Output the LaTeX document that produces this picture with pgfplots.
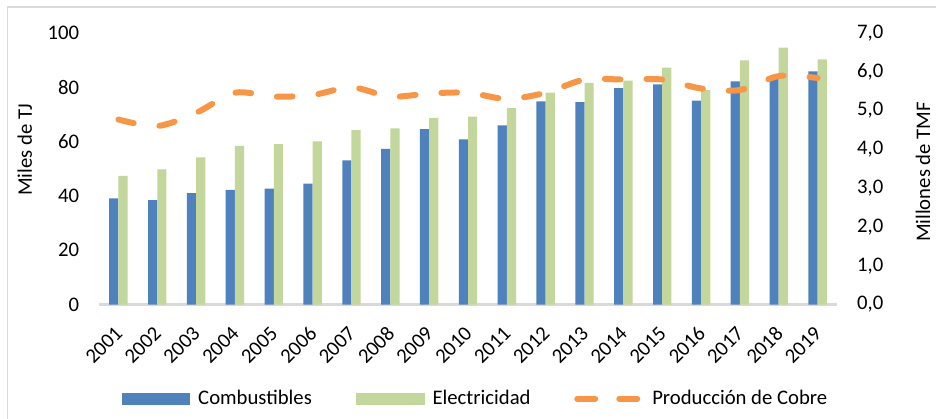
\documentclass[border=0pt]{standalone}
\usepackage{pgfplots}
\pgfplotsset{compat=1.18}
\usepackage{pgfplotstable}
\usepackage{fontspec}
\setmainfont{Carlito}
\definecolor{cblue}{HTML}{4F81BD}
\definecolor{cgreen}{HTML}{C3D69B}
\definecolor{corange}{HTML}{F79646}
\definecolor{cgrid}{HTML}{D9D9D9}
\newcommand\chartfont{\fontsize{20.7bp}{24bp}\selectfont}

% year index, Combustibles, Electricidad (miles de TJ), Cobre (millones TMF)
\pgfplotstableread{
year comb elec cobre
0  39.1 47.4 4.77
1  38.4 49.8 4.60
2  41.0 54.2 4.94
3  42.2 58.4 5.46
4  42.7 59.1 5.36
5  44.5 60.1 5.40
6  53.1 64.2 5.60
7  57.3 64.9 5.36
8  64.6 68.7 5.44
9  60.8 69.2 5.46
10 66.0 72.3 5.30
11 74.8 78.0 5.46
12 74.5 81.6 5.80
13 79.7 82.5 5.80
14 81.1 87.2 5.80
15 75.1 79.0 5.57
16 82.2 89.9 5.53
17 83.7 94.6 5.89
18 85.9 90.3 5.84
}\datos

\begin{document}
\begin{tikzpicture}
\draw[cgrid, line width=1.5bp] (7.5bp,-10bp) -- (7.5bp,412bp) -- (950bp,412bp);

\begin{axis}[
  at={(99bp,114.5bp)}, anchor=south west,
  width=738bp, height=271.5bp, scale only axis,
  xmin=-0.5, xmax=18.5, ymin=0, ymax=100,
  xtick={0,...,18},
  xticklabels={2001,2002,2003,2004,2005,2006,2007,2008,2009,2010,2011,2012,2013,2014,2015,2016,2017,2018,2019},
  ytick={0,20,...,100},
  axis x line*=bottom, axis y line*=left,
  x axis line style={cgrid, line width=2bp, -},
  y axis line style={draw=none},
  major tick length=0pt, tick style={draw=none},
  /pgf/number format/assume math mode=true,
  tick label style={font=\chartfont},
  xticklabel style={anchor=north east, inner sep=0pt, xshift=-4.5bp, yshift=-20.5bp, rotate=45},
  yticklabel style={anchor=east, inner sep=0pt, xshift=-19.7bp},
  ylabel={Miles de TJ},
  every axis y label/.style={at={(axis description cs:-0.0908,0.570)}, rotate=90, anchor=base, inner sep=0pt, font=\chartfont},
  legend columns=3,
  legend style={at={(axis description cs:0.0312,-0.345)}, anchor=west, draw=none, fill=none,
    inner sep=0pt, nodes={inner sep=0pt}, font=\chartfont,
    /tikz/every odd column/.append style={column sep=8bp},
    /tikz/every even column/.append style={column sep=43.7bp}},
]
\addplot[ybar, fill=cblue, draw=none, bar width=9.2bp, bar shift=-4.6bp,
  legend image code/.code={\fill[cblue] (0bp,-6.5bp) rectangle (68bp,5.5bp);}]
  table[x=year, y=comb] {\datos};
\addlegendentry{Combustibles}
\addplot[ybar, fill=cgreen, draw=none, bar width=9.2bp, bar shift=4.6bp,
  legend image code/.code={\fill[cgreen] (0bp,-6.5bp) rectangle (69bp,5.5bp);}]
  table[x=year, y=elec] {\datos};
\addlegendentry{Electricidad}
\addlegendimage{legend image code/.code={\path[draw=none, fill=none] (0bp,-6.5bp) rectangle (70bp,5.5bp);
  \draw[corange, line width=6bp, line cap=round, dash pattern=on 18bp off 24bp] (3bp,-0.5bp) -- (63bp,-0.5bp);}}
\addlegendentry{Producción de Cobre}
\end{axis}

\begin{axis}[
  at={(99bp,114.5bp)}, anchor=south west,
  width=738bp, height=271.5bp, scale only axis,
  xmin=-0.5, xmax=18.5, ymin=0, ymax=7,
  ytick={0,1,...,7},
  axis y line*=right, axis x line=none,
  y axis line style={draw=none},
  major tick length=0pt, tick style={draw=none},
  /pgf/number format/.cd, assume math mode=true, fixed, fixed zerofill, precision=1, use comma, 1000 sep={},
  /pgfplots/.cd,
  tick label style={font=\chartfont},
  yticklabel style={anchor=west, inner sep=0pt, xshift=20bp},
  ylabel={Millones de TMF},
  every axis y label/.style={at={(axis description cs:1.126,0.488)}, rotate=90, anchor=base, inner sep=0pt, font=\chartfont},
]
\addplot[corange, line width=6bp, line cap=round, smooth, dash pattern=on 15.7bp off 26bp]
  table[x=year, y=cobre] {\datos};
\end{axis}

\pgfresetboundingbox
\path[use as bounding box] (0bp,0bp) rectangle (936bp,419bp);
\end{tikzpicture}
\end{document}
━━━
WORK REQUIRED: Repeat the data exactly in full, omitting its pictures.

SOLUTION FOR THIS TASK:
Output the LaTeX document that produces this picture with pgfplots.
\documentclass[border=0pt]{standalone}
\usepackage{pgfplots}
\pgfplotsset{compat=1.18}
\usepackage{pgfplotstable}
\usepackage{fontspec}
\setmainfont{Carlito}
\definecolor{cblue}{HTML}{4F81BD}
\definecolor{cgreen}{HTML}{C3D69B}
\definecolor{corange}{HTML}{F79646}
\definecolor{cgrid}{HTML}{D9D9D9}
\newcommand\chartfont{\fontsize{20.7bp}{24bp}\selectfont}

% year index, Combustibles, Electricidad (miles de TJ), Cobre (millones TMF)
\pgfplotstableread{
year comb elec cobre
0  39.1 47.4 4.77
1  38.4 49.8 4.60
2  41.0 54.2 4.94
3  42.2 58.4 5.46
4  42.7 59.1 5.36
5  44.5 60.1 5.40
6  53.1 64.2 5.60
7  57.3 64.9 5.36
8  64.6 68.7 5.44
9  60.8 69.2 5.46
10 66.0 72.3 5.30
11 74.8 78.0 5.46
12 74.5 81.6 5.80
13 79.7 82.5 5.80
14 81.1 87.2 5.80
15 75.1 79.0 5.57
16 82.2 89.9 5.53
17 83.7 94.6 5.89
18 85.9 90.3 5.84
}\datos

\begin{document}
\begin{tikzpicture}
\draw[cgrid, line width=1.5bp] (7.5bp,-10bp) -- (7.5bp,412bp) -- (950bp,412bp);

\begin{axis}[
  at={(99bp,114.5bp)}, anchor=south west,
  width=738bp, height=271.5bp, scale only axis,
  xmin=-0.5, xmax=18.5, ymin=0, ymax=100,
  xtick={0,...,18},
  xticklabels={2001,2002,2003,2004,2005,2006,2007,2008,2009,2010,2011,2012,2013,2014,2015,2016,2017,2018,2019},
  ytick={0,20,...,100},
  axis x line*=bottom, axis y line*=left,
  x axis line style={cgrid, line width=2bp, -},
  y axis line style={draw=none},
  major tick length=0pt, tick style={draw=none},
  /pgf/number format/assume math mode=true,
  tick label style={font=\chartfont},
  xticklabel style={anchor=north east, inner sep=0pt, xshift=-4.5bp, yshift=-20.5bp, rotate=45},
  yticklabel style={anchor=east, inner sep=0pt, xshift=-19.7bp},
  ylabel={Miles de TJ},
  every axis y label/.style={at={(axis description cs:-0.0908,0.570)}, rotate=90, anchor=base, inner sep=0pt, font=\chartfont},
  legend columns=3,
  legend style={at={(axis description cs:0.0312,-0.345)}, anchor=west, draw=none, fill=none,
    inner sep=0pt, nodes={inner sep=0pt}, font=\chartfont,
    /tikz/every odd column/.append style={column sep=8bp},
    /tikz/every even column/.append style={column sep=43.7bp}},
]
\addplot[ybar, fill=cblue, draw=none, bar width=9.2bp, bar shift=-4.6bp,
  legend image code/.code={\fill[cblue] (0bp,-6.5bp) rectangle (68bp,5.5bp);}]
  table[x=year, y=comb] {\datos};
\addlegendentry{Combustibles}
\addplot[ybar, fill=cgreen, draw=none, bar width=9.2bp, bar shift=4.6bp,
  legend image code/.code={\fill[cgreen] (0bp,-6.5bp) rectangle (69bp,5.5bp);}]
  table[x=year, y=elec] {\datos};
\addlegendentry{Electricidad}
\addlegendimage{legend image code/.code={\path[draw=none, fill=none] (0bp,-6.5bp) rectangle (70bp,5.5bp);
  \draw[corange, line width=6bp, line cap=round, dash pattern=on 18bp off 24bp] (3bp,-0.5bp) -- (63bp,-0.5bp);}}
\addlegendentry{Producción de Cobre}
\end{axis}

\begin{axis}[
  at={(99bp,114.5bp)}, anchor=south west,
  width=738bp, height=271.5bp, scale only axis,
  xmin=-0.5, xmax=18.5, ymin=0, ymax=7,
  ytick={0,1,...,7},
  axis y line*=right, axis x line=none,
  y axis line style={draw=none},
  major tick length=0pt, tick style={draw=none},
  /pgf/number format/.cd, assume math mode=true, fixed, fixed zerofill, precision=1, use comma, 1000 sep={},
  /pgfplots/.cd,
  tick label style={font=\chartfont},
  yticklabel style={anchor=west, inner sep=0pt, xshift=20bp},
  ylabel={Millones de TMF},
  every axis y label/.style={at={(axis description cs:1.126,0.488)}, rotate=90, anchor=base, inner sep=0pt, font=\chartfont},
]
\addplot[corange, line width=6bp, line cap=round, smooth, dash pattern=on 15.7bp off 26bp]
  table[x=year, y=cobre] {\datos};
\end{axis}

\pgfresetboundingbox
\path[use as bounding box] (0bp,0bp) rectangle (936bp,419bp);
\end{tikzpicture}
\end{document}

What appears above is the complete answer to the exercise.